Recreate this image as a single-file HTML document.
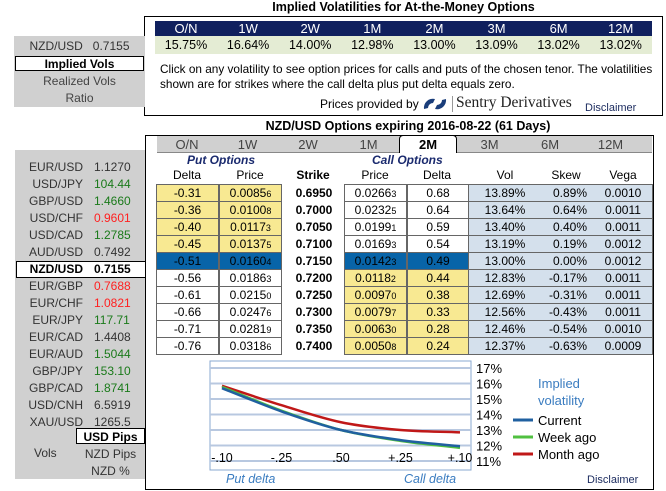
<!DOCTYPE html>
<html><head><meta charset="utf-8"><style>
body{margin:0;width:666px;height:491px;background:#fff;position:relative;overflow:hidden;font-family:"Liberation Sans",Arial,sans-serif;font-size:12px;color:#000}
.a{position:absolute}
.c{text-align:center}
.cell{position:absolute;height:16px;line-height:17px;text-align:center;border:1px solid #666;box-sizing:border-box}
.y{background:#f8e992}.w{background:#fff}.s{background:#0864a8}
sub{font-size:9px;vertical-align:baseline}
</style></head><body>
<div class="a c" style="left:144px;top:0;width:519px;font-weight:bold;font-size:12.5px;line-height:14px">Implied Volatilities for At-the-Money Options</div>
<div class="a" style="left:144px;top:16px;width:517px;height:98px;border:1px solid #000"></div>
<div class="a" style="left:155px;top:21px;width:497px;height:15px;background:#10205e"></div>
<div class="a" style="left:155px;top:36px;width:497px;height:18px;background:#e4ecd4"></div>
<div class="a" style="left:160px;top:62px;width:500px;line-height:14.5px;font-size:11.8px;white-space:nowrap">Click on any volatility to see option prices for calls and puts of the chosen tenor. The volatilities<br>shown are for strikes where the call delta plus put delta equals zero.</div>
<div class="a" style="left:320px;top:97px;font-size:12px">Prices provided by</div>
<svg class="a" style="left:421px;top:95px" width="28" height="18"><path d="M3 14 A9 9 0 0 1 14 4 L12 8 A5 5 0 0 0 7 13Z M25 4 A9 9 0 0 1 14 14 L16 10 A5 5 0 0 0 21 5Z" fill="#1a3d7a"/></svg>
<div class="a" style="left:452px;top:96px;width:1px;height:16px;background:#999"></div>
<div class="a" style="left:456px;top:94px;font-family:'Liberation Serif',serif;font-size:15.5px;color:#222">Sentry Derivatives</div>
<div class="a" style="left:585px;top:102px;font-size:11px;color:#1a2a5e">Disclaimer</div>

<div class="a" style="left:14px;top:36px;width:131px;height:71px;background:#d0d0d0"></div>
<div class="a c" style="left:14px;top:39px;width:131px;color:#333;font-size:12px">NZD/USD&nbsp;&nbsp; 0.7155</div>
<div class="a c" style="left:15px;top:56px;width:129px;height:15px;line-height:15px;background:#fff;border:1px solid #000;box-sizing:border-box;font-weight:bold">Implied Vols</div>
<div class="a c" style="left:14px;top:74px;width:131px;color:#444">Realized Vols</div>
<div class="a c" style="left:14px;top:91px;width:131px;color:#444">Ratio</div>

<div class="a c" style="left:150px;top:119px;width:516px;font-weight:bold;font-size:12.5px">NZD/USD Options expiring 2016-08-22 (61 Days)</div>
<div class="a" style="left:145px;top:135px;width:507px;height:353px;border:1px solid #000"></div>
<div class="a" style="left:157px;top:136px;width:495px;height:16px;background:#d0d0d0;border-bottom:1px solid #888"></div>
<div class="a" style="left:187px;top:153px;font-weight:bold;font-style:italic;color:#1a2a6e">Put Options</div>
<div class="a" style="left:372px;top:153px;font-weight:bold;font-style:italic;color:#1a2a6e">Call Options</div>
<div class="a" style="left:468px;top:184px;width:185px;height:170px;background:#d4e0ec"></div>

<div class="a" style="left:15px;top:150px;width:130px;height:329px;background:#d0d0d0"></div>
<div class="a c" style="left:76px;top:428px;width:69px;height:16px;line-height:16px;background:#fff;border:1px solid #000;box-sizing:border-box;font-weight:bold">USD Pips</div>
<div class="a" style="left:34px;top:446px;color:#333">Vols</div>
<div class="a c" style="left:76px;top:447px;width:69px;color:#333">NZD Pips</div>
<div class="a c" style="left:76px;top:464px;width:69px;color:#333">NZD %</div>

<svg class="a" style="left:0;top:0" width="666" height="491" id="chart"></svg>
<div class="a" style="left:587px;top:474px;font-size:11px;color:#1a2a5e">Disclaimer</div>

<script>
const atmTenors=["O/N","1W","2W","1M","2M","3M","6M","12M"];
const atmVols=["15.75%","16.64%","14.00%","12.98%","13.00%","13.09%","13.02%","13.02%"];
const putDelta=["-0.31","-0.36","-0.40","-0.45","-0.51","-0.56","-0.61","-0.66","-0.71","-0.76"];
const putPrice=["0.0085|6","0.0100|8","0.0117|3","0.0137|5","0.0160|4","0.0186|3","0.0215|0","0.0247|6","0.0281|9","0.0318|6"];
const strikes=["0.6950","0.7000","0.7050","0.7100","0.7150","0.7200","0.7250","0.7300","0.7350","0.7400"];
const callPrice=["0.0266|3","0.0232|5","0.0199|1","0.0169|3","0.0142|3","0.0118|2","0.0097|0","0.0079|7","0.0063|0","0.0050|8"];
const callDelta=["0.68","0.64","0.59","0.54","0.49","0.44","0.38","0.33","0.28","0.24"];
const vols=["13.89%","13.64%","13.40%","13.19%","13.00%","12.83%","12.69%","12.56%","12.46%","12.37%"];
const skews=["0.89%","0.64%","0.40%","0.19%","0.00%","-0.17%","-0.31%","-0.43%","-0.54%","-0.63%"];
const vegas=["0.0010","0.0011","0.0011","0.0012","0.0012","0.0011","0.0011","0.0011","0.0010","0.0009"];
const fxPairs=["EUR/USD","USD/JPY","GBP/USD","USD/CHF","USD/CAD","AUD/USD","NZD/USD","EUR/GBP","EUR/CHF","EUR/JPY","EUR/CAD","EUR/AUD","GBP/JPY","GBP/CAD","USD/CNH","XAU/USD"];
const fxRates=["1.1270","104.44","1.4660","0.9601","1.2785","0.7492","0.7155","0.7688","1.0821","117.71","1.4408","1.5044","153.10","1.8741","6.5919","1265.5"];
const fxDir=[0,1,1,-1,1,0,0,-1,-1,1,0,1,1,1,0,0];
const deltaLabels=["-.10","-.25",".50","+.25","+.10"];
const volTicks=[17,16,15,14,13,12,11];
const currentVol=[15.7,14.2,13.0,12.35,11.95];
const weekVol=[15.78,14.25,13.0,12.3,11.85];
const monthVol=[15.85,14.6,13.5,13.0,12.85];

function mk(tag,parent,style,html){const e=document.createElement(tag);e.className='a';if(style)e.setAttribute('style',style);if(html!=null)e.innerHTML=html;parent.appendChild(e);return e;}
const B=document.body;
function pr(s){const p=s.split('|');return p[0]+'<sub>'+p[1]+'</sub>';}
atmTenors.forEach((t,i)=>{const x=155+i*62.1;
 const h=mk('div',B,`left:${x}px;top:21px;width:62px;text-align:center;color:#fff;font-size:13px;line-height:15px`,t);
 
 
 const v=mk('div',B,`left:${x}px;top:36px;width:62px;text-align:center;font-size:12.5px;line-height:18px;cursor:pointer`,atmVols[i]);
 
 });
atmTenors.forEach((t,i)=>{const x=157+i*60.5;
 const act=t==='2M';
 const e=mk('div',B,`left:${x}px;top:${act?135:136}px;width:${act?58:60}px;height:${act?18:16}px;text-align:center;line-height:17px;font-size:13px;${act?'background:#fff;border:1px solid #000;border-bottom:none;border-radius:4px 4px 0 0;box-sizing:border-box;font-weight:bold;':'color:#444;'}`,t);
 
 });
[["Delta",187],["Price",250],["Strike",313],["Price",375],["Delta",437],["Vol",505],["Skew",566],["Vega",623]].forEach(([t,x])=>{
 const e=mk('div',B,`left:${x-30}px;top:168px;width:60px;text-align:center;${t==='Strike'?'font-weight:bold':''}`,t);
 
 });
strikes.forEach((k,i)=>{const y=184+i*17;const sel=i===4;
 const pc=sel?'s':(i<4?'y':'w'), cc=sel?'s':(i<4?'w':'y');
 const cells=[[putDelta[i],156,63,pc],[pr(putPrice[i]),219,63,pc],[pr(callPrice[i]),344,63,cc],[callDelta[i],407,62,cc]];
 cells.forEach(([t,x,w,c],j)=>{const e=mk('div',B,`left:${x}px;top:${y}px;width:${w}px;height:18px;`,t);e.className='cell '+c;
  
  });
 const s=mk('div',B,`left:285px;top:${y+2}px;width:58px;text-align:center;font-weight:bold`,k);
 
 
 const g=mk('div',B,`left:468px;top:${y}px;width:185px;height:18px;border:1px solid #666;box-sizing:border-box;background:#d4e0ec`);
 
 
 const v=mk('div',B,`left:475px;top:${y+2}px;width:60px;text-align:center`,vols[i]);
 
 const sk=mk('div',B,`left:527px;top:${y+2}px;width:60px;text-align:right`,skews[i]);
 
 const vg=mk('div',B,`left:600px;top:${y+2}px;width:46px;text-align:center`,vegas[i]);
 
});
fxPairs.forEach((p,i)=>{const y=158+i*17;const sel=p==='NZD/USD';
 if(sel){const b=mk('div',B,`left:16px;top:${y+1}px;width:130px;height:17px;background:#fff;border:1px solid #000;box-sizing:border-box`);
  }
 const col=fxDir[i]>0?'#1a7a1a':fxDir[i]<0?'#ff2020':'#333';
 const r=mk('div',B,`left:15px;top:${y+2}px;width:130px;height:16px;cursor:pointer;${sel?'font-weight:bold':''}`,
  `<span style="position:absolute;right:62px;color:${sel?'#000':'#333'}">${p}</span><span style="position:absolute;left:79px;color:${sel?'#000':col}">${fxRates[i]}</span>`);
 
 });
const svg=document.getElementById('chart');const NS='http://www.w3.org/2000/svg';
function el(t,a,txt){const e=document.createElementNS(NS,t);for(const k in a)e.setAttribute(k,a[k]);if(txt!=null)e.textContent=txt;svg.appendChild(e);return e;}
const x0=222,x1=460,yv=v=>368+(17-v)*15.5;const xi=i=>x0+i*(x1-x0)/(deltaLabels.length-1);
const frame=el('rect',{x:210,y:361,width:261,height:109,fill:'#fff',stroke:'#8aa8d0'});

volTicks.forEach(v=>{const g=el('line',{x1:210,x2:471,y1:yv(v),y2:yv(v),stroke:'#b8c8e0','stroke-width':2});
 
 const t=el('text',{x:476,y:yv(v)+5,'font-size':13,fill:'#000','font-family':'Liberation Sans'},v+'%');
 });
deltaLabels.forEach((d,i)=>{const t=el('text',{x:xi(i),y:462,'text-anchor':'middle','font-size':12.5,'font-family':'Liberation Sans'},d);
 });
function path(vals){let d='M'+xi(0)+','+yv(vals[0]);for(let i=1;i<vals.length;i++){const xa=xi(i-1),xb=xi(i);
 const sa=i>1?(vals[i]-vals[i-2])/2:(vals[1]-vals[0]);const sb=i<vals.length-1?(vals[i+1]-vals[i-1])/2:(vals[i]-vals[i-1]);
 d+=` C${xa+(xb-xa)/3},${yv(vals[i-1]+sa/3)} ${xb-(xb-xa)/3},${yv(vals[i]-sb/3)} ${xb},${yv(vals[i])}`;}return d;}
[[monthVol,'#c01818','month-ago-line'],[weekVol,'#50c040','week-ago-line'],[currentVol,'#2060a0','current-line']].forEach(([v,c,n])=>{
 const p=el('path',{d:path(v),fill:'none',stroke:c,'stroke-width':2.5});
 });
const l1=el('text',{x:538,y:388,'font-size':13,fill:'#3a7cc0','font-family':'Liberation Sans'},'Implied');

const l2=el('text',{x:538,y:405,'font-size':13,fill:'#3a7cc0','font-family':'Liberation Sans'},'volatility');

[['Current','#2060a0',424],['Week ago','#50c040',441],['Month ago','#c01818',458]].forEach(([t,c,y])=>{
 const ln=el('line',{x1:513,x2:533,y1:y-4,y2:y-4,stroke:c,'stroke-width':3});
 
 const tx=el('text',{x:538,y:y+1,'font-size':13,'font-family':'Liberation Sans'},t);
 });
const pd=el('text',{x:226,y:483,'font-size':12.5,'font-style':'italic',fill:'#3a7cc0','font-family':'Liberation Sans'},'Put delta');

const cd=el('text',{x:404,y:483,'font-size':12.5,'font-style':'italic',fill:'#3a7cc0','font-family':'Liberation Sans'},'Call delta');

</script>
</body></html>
-------------------------
REQUIRED WORK:
Select all lines in the listing above where the word "document" appears, and show them.

EXERCISE RESPONSE:
Recreate this image as a single-file HTML document.
function mk(tag,parent,style,html){const e=document.createElement(tag);e.className='a';if(style)e.setAttribute('style',style);if(html!=null)e.innerHTML=html;parent.appendChild(e);return e;}
const B=document.body;
const svg=document.getElementById('chart');const NS='http://www.w3.org/2000/svg';
function el(t,a,txt){const e=document.createElementNS(NS,t);for(const k in a)e.setAttribute(k,a[k]);if(txt!=null)e.textContent=txt;svg.appendChild(e);return e;}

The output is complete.